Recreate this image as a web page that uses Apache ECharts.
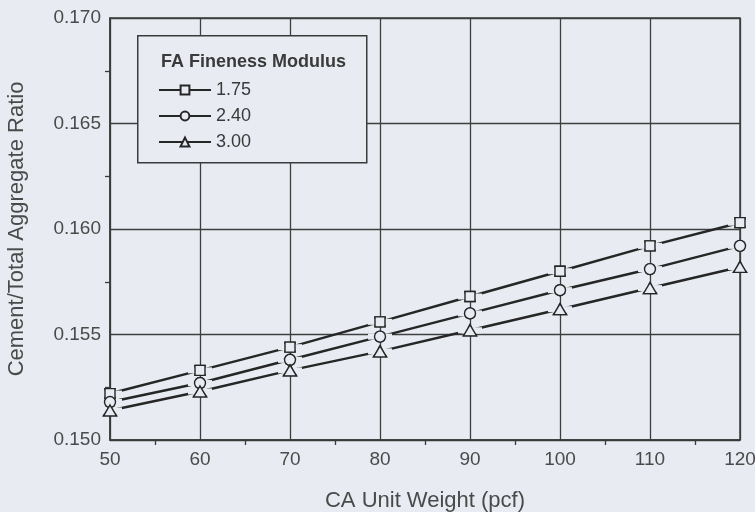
·····
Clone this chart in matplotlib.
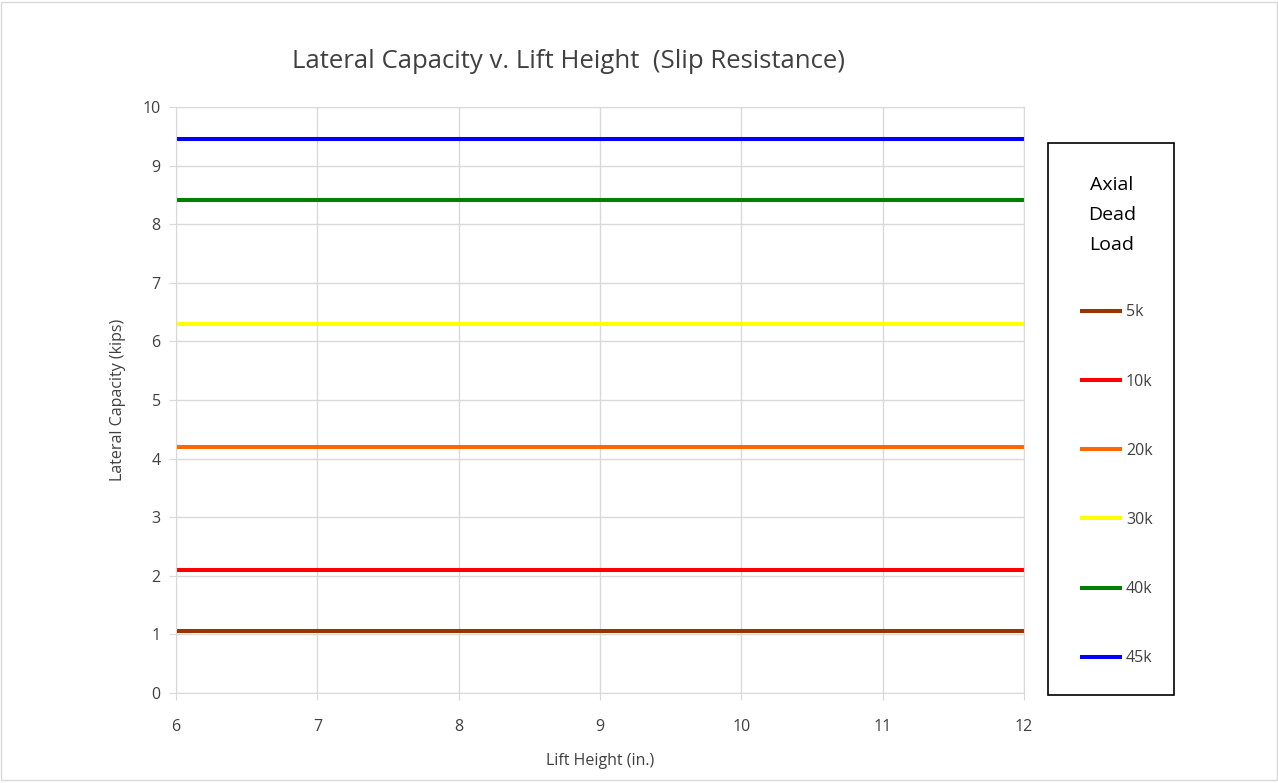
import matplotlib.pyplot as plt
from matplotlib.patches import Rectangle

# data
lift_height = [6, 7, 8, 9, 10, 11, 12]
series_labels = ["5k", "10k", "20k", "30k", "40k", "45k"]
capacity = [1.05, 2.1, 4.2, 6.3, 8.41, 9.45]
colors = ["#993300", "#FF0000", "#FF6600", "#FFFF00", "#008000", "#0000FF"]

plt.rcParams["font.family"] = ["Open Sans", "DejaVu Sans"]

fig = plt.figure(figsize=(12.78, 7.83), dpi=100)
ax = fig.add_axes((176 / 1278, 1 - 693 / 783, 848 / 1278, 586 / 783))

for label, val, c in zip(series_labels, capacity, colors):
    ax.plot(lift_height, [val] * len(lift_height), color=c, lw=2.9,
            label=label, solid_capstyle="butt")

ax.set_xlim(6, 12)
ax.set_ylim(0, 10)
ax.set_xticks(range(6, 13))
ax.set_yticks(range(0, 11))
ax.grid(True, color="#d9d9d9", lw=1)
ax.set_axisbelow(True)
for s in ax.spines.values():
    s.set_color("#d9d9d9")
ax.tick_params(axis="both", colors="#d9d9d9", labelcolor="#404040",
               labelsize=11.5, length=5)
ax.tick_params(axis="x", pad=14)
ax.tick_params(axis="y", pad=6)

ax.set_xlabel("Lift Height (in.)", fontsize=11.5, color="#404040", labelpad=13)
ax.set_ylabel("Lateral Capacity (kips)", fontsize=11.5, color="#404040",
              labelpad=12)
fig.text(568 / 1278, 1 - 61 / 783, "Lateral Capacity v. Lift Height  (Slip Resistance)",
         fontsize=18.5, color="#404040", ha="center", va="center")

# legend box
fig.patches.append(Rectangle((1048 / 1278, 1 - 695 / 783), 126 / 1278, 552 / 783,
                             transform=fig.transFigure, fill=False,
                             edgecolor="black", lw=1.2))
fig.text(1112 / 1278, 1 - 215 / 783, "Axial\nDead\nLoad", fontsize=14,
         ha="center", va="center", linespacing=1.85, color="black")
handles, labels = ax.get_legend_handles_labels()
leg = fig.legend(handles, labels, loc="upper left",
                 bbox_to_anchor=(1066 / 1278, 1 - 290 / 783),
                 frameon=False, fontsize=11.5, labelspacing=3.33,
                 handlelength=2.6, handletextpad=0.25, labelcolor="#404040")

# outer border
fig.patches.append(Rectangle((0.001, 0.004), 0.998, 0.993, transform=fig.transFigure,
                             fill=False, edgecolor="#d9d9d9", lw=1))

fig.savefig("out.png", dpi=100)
·····
• Work required
Skip every picture. Repeat the lines from the one with "Clone this chart in matplotlib." through the one with "from matplotlib.patches import Rectangle", both ends included.

• Expected output
Clone this chart in matplotlib.
import matplotlib.pyplot as plt
from matplotlib.patches import Rectangle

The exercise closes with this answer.